Common stock, a term used primarily in the United States, is a security that represents ownership, or equity, in a corporation. In other parts of the world, the terms “voting share” or “ordinary share” are used to represent this same concept.
Now, common stock is called “common” in order to distinguish it from another type of stock known as preferred stock. In the case that a corporation has issued both common and preferred stock, holders of common stock must wait to be paid dividends until after preferred stock shareholders receive all dividends, including payments in arrears.
In the event that a corporation goes bankrupt, those shareholders with common stock will only receive the funds that remain after preferred stockholders, bondholders, and creditors - including employees - receive their funds. Therefore, when a company liquidation occurs, common stock shareholders typically receive nothing.

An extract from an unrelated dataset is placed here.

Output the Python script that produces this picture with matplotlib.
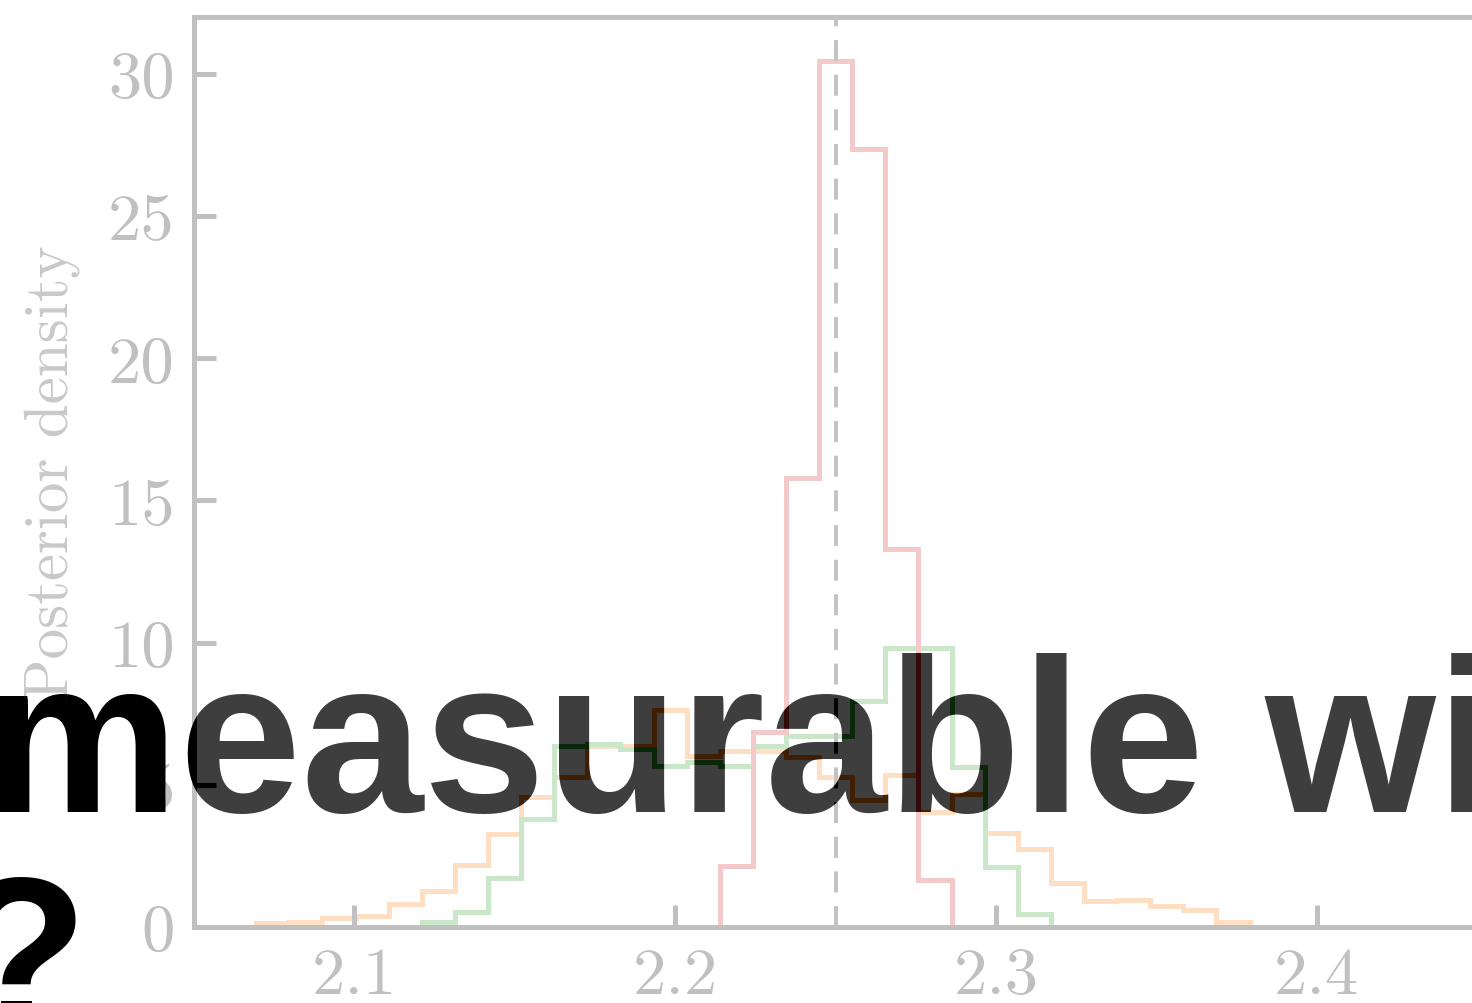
import numpy as np
import matplotlib
matplotlib.use("Agg")
import matplotlib.pyplot as plt

# shared histogram binning (30 bins)
BIN_LO = 2.0694
BIN_HI = 2.3791
N_BINS = 30

orange_density = [0.14, 0.19, 0.30, 0.40, 0.80, 1.27, 2.18, 3.27, 4.57, 5.26,
                  6.37, 6.37, 7.64, 6.02, 6.20, 6.20, 5.97, 5.26, 4.47, 5.33,
                  4.03, 4.67, 3.30, 2.74, 1.56, 0.90, 0.96, 0.75, 0.61, 0.19]
green_density = [0, 0, 0, 0, 0, 0.17, 0.53, 1.72, 3.80, 6.37,
                 6.43, 6.26, 5.66, 5.80, 5.66, 6.37, 6.72, 6.72, 7.95, 9.80,
                 9.80, 5.62, 2.10, 0.46, 0, 0, 0, 0, 0, 0]
red_density = [0, 0, 0, 0, 0, 0, 0, 0, 0, 0,
               0, 0, 0, 0, 2.14, 6.85, 15.78, 30.45, 27.35, 13.29,
               1.66, 0, 0, 0, 0, 0, 0, 0, 0, 0]

TRUE_VALUE = 2.25
x_ticks = [2.1, 2.2, 2.3, 2.4]
x_labels = ["2.1", "2.2", "2.3", "2.4"]
y_ticks = [0, 5, 10, 15, 20, 25, 30]
y_labels = ["0", "5", "10", "15", "20", "25", "30"]

title_line1 = "measurable with"
title_line2 = "?"

plt.rcParams["font.family"] = "serif"
plt.rcParams["font.serif"] = ["cmr10"]
plt.rcParams["axes.formatter.use_mathtext"] = True


def fade(img, dpi):
    # whole chart drawn as one layer at 25% opacity
    out = img.copy()
    out[..., 3] *= 0.25
    return out, 0, 0


W, H = 1472, 1004
fig = plt.figure(figsize=(W / 100, H / 100), dpi=100, facecolor="white")
ax = fig.add_axes([194 / W, (H - 928) / H, (1477 - 194) / W, (928 - 18) / H])
ax.set_facecolor("white")

edges = np.linspace(BIN_LO, BIN_HI, N_BINS + 1)
ax.stairs(orange_density, edges, color="#ff7f0e", lw=3.6, baseline=0)
ax.stairs(green_density, edges, color="#2ca02c", lw=3.6, baseline=0)
ax.stairs(red_density, edges, color="#d62728", lw=3.6, baseline=0)
ax.axvline(TRUE_VALUE, color="0.05", lw=2.9, ls=(0, (5.2, 3.4)), zorder=5)

ax.set_xlim(2.05, 2.45)
ax.set_ylim(0, 32)
ax.set_xticks(x_ticks, x_labels)
ax.set_yticks(y_ticks, y_labels)
ax.tick_params(direction="in", length=16, width=3.6, color="black",
               labelsize=48, pad=14, top=False, right=False)
for s in ax.spines.values():
    s.set_linewidth(3.6)
    s.set_color("black")
ax.set_ylabel("Posterior density", fontsize=44, color="0.15")
ax.yaxis.set_label_coords(-0.089, 0.5)
ax.set_agg_filter(fade)

fig.text(-16 / W, (H - 812) / H, title_line1, fontsize=158,
         family="Liberation Sans", weight="bold", color="black",
         ha="left", va="baseline", zorder=-1)
fig.text(-46 / W, (H - 1030) / H, title_line2, fontsize=158,
         family="Liberation Sans", weight="bold", color="black",
         ha="left", va="baseline", zorder=-1)

fig.savefig("out.png", dpi=100, facecolor="white")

While common stockholders are generally last in line among other creditors to receive assets should the business in question go bankrupt, common shares do tend to perform better than preferred shares over time. Also, common stock usually carries the right to vote on certain matters. These matters include, but are not limited to, deciding who gets to sit on the board of directors of the company. However, a company can have both a “voting” and “non-voting” class of common stock.
Common shareholders do not get guaranteed dividends, so their returns can be uncertain. It must be remembered that preferred stock generally does not carry voting rights. As common stockholders, these shareholders have the ability to influence the corporation, as they are entitled to vote on corporate matters such as creating corporate objectives and policy, stock splits, and the election of the corporation’s board of directors.
Common stock also bestows preemptive rights upon those shareholders, which means that common stockholders can retain their proportional ownership in a company, having a right of first refusal on buying any new stock that the company might attempt to issue.
Another type of stock, mentioned above, is preferred stock, a term used interchangeably with preferred shares, preference shares, or preferred.
Preferred stock is a hybrid between common stock and bonds, as an equity security retaining properties of both an equity and debt agent. It is considered to be less risky than common stock but more risky than bonds in terms of a shareholder’s claim or rights to their share of a corporation’s assets. In other words, in the case of liquidation or bankruptcy, preferred stock will have claim to assets before common stock, but after corporate bonds or other debt instruments.
There is a unique set of features and rights associated with preferred stock, such as the lack of voting rights, although it may carry a dividend and as discussed above, will have a prioritized claim to dividends as well as assets in the event of a company’s liquidation. The specific terms of owning preferred stock are specified in a certificate of designation.
In addition to the lack of voting rights and preference in dividends and liquidation assets, preferred stock is convertible to common stock, and it has a callability feature that can be used at the discretion of the issuer. Preferred stocks are rated by the major credit rating companies, just like bonds, although their rating is typically lower than bonds because preferred dividends do not carry the same guarantees as interest payments from bonds, and they are junior to all creditors.
Details with regards to the rights associated with preferred stock will vary with the business entity that issues the shares, and preferred stock can come in a number of different classes.